Возвращаясь домой, стажер припоминал бравого охранника с автоматом, горластого милицейского дежурного, которые, как выяснилось, не только знали о том, какое теплое гнездышко свила себе банда у них под боком, но даже делали похоже, все возможное, чтобы создать этой банде условия для нормальной и плодотворной работы. Ведь иначе бы в отделении приняли потерпевшего и оформили его заявление, а не гнали его громкими криками. Стажер вдруг сообразил, что все эти "альпинисты" из банды, охраны и милиции, связавшиеся в данном конкретном случае в одну связку, не по зубам ему, скромному человеку, и решив: "Черт с ними, с долларами!", живой и здоровый вернулся домой. А там он начал рассуждать таким образом (не будем осуждать его за радикальность рассуждений: все-таки человек был огорчен случившимся с ним, и мог в чем-то хватить через край): скажем, в милиции оказался честный человек, и по факту вашего заявления открыли дело. И предположим, что произошло еще и такое: дело попало к честному следователю. То есть вам на пути попались два честных человека - и дело расследовано. Ему предстоит быть переданным в суд. Но и здесь, рассуждал снедаемый скепсисом стажер, даже если вам попадается еще и честный судья, преступнику все равно есть чем прикрыться. Законом - вот чем, ибо закон на стороне преступника. Он бережно охраняет его права. Да и как иначе: мы ведь строим правовое государство, и не дай Бог, будут ущемлены где-нибудь в чем-нибудь права мошенника.

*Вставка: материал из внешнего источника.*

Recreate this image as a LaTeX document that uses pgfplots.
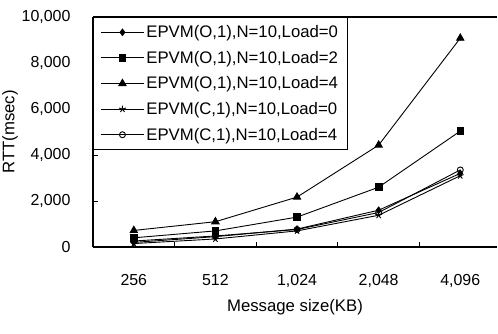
\documentclass[border=0pt]{standalone}
\usepackage{fontspec}
\setmainfont{Liberation Sans}
\usepackage{pgfplots}
\pgfplotsset{compat=1.18}
\usetikzlibrary{calc}
\begin{document}
\begin{tikzpicture}
\begin{axis}[
  scale only axis,
  width=404bp, height=230bp,
  xmin=-0.5, xmax=4.45,
  ymin=0, ymax=10000,
  axis x line*=box, axis y line*=left,
  axis line style={line width=1.2bp},
  xtick={0,1,2,3,4},
  xticklabels={256,512,{1,024},{2,048},{4,096}},
  major x tick style={draw=none},
  minor xtick={0.5,1.5,2.5,3.5},
  minor tick length=5bp,
  xtick pos=bottom, ytick pos=left,
  tick align=inside,
  ytick={0,2000,4000,6000,8000,10000},
  major tick length=5bp,
  tick style={black, line width=0.8bp},
  /pgf/number format/assume math mode=true,
  /pgf/number format/1000 sep={,},
  scaled y ticks=false,
  tick label style={font=\fontsize{16}{18}\selectfont},
  yticklabel style={xshift=-19bp},
  xticklabel style={yshift=-24bp},
  xlabel={Message size(KB)},
  ylabel={RTT(msec)},
  label style={font=\fontsize{16.8}{19}\selectfont},
  xlabel style={yshift=-5bp},
  ylabel style={yshift=-3bp},
  legend cell align=left,
  legend style={at={(0,1)}, anchor=north west, draw=black, line width=1bp,
    font=\fontsize{16.8}{18}\selectfont, row sep=8bp, inner xsep=7bp, inner ysep=6bp},
  legend image code/.code={\draw[mark repeat=2,mark phase=2,#1] plot coordinates {(0bp,0bp)(21.5bp,0bp)(43bp,0bp)};},
  every axis plot/.append style={black, line width=0.9bp},
]
\addplot[mark=diamond*, mark size=3.2bp] coordinates {(0,200) (1,450) (2,780) (3,1600) (4,3200)};
\addlegendentry{EPVM(O,1),N=10,Load=0}
\addplot[mark=square*, mark size=3.3bp] coordinates {(0,400) (1,700) (2,1300) (3,2600) (4,5040)};
\addlegendentry{EPVM(O,1),N=10,Load=2}
\addplot[mark=triangle*, mark size=4.2bp] coordinates {(0,720) (1,1100) (2,2170) (3,4430) (4,9080)};
\addlegendentry{EPVM(O,1),N=10,Load=4}
\addplot[mark=star, mark size=3.5bp] coordinates {(0,150) (1,350) (2,700) (3,1380) (4,3100)};
\addlegendentry{EPVM(C,1),N=10,Load=0}
\addplot[mark=o, mark size=3bp, mark options={fill=white}] coordinates {(0,260) (1,480) (2,760) (3,1500) (4,3350)};
\addlegendentry{EPVM(C,1),N=10,Load=4}
\coordinate (bl) at (rel axis cs:0,0);
\coordinate (tr) at (rel axis cs:1,1);
\end{axis}
\pgfresetboundingbox
\path ($(bl)+(-93bp,-87bp)$) rectangle ($(tr)+(1bp,17bp)$);
\end{tikzpicture}
\end{document}
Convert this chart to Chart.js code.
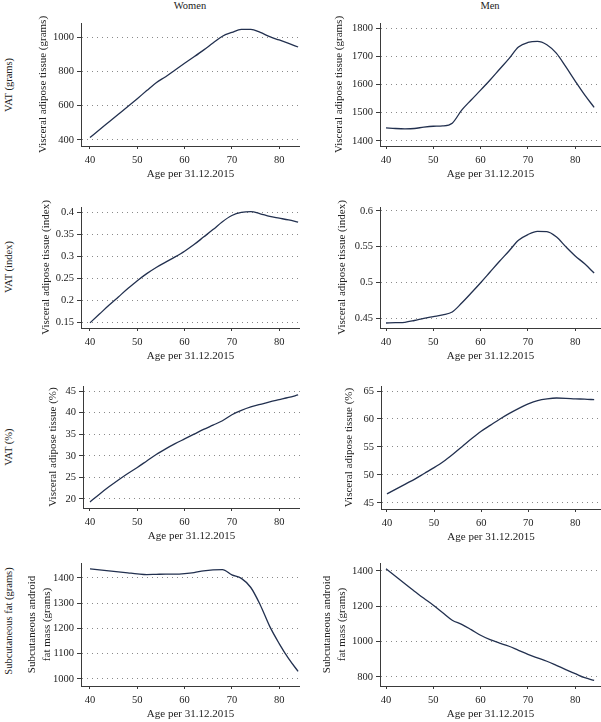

Стажер во многом был прав. Наш уголовно-процессуальный кодекс был принят в шестидесятом году. Это было время развития космических побед, но никак не преступности. Многое из того, что существует сейчас, просто не существовало, и частно-предпринимательская деятельность, например, называлась фарцовкой, а по-ученому - спекуляцией. Не было понятия "организованная преступность". Да и откуда ему было взяться под присмотром КГБ? В те времена "свобода" могла приснится нашей руководящей силе только в страшном сне.
Уже давно мы так не живем. Живем в другом государстве, с другими преступлениями и другими преступниками, но по тому же кодексу. Понятий "мафия", "коррупция" как не было, так и нет. Это радио все трещит и газеты пишут: "мафия", "мафия"... А ее у нас нет. Нету никакой ни мафии, ни коррупции. А это значит: судим мягко, гуманно. Но вот, предположим, все-таки судим, предположим, преступник уже взят и сидит за решеткой. Сколько он может сидеть? Сколько времени у следствия?
В старом кодексе срок содержания под стражей обвиняемого составлял девять месяцев. Поскольку дела были небольшие, не представлявшие большой сложности, следствие успевало закончить расследование и ознакомить с ним обвиняемого в этот срок: девять месяцев. Вот ты хочешь ознакомится с делом, бери ознакомляйся, читай его хоть десять лет. В зачет определенных законом девяти месяцев эти десять лет не идут.
Были случаи больших, сложных дел - и сроки по ним продлевались Президиумом Верховного Совета РСФСР; таким образом, дела удавалось закончить без освобождения обвиняемых из-под стражи. В июне девяносто шестого Конституционный суд вынес решение о признании положения статьи 201 о сроках ознакомления с делом не соответствующим Конституции и предложил Думе привести это несоответствие в соответствие. Дума привела, и теперь держать тебя взаперти больше полутора лет никто не имеет права. Если ты хочешь глубоко ознакомится с делом - вот тебе свобода, знакомься в свое удовольствие, потому что по истечении полутора лет тебя не имеют права держать.
Конституционному суду за это решение - орден! Думе - два ордена!
Преступный мир салютовал этой поправке из всех орудий. Повально пошли тугодумы, любители вчитываться в текст, поклонники детектива из собственной жизни. Они читают, часы тикают, и срок бежит. Пробежало полтора года - добро пожаловать на волю! Конституционный суд, воздев очки на нос, ответит, конечно: а вот у нас тут оговорка, что работники следствия имеют право обратится в суд, и суд, обратившись к делу, может продлить срок содержания под стражей. А на это ответил симпатичный толстяк, коммунист-сталинист Игорь Губкин, он сидит сейчас в тюрьме за попытку взорвать памятник Петру I работы другого симпатичного толстяка Зураба Церетели. В интервью телевидению Игорь Губкин произнес очень мудрое изречение собственного производства. "Власть ФСБ, - сказал он, - у нас распространяется лишь до суда, а дальше у нас - слава Богу! - есть коррупция". Так что, уважаемые конституционники, суд может продлить, а может и не продлить.